We regard a $500 limit as relatively ineffective as a deterrent or as a penalty. At this level the primary motivation and incentive to adhere to collision regulations is the thousands of dollars in damages that may result from a collision.

Accordingly, this administration's current proposal does not contain a penalty provision. However, the Department of Transportation expects to propose at an early date a unification of the various collision

a rules applicable on internal waters of the United States. At that time we intend to propose a substantial civil penalty for violations of all collision regulations.

Finally, and not covered by any bill currently under consideration, is the fact that throughout the U.S. Code there are a number of references to outmoded versions of the International Collision Regulations. Because of the anomalies in various laws, the lighting requirements of the 1890 International Regulations may technically still be applicable to the Western rivers; the requirements of the 1960 International Regulations will still technically apply to motorboats.
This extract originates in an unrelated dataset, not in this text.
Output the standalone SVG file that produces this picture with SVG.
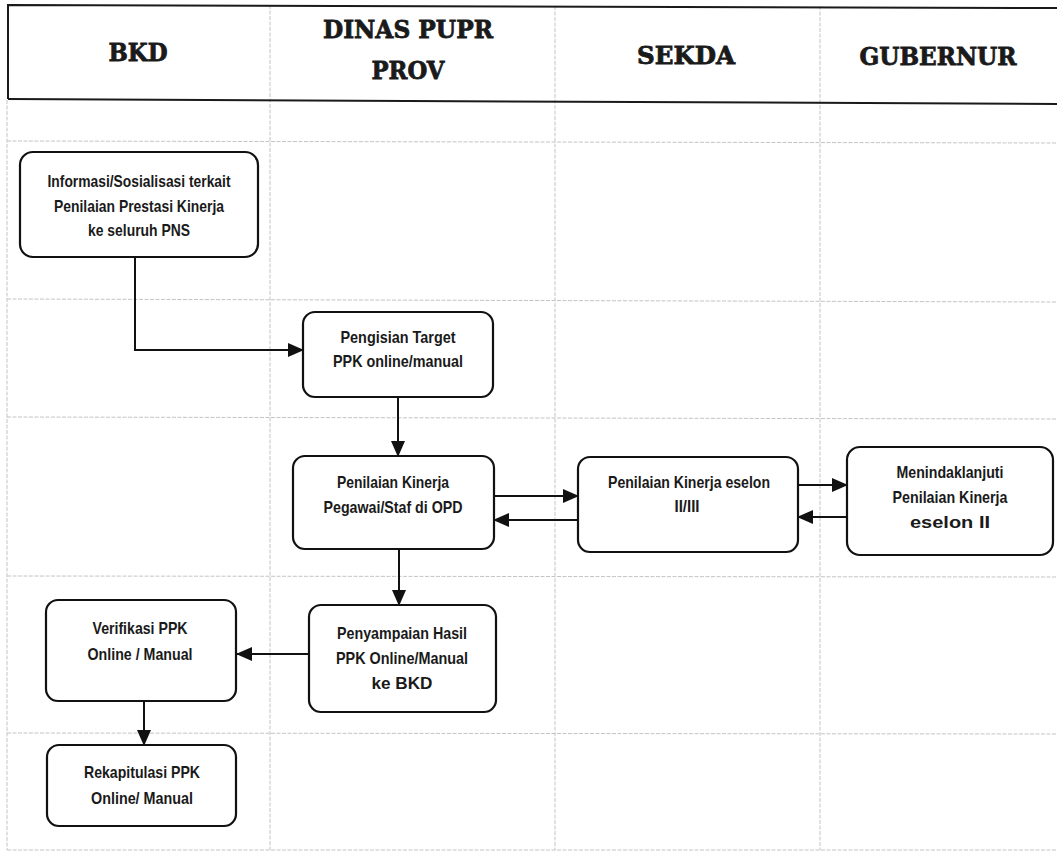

This situation arises because the references to the International Collision Regulations in other laws have not been amended with any degree of uniformity as new International Regulations have been adopted.

I would propose that language be added to the bill to the effect that any reference to previous International Collision Regulations in the laws of the United States shall be deemed a reference to the International Collision Regulations currently in force for the United States.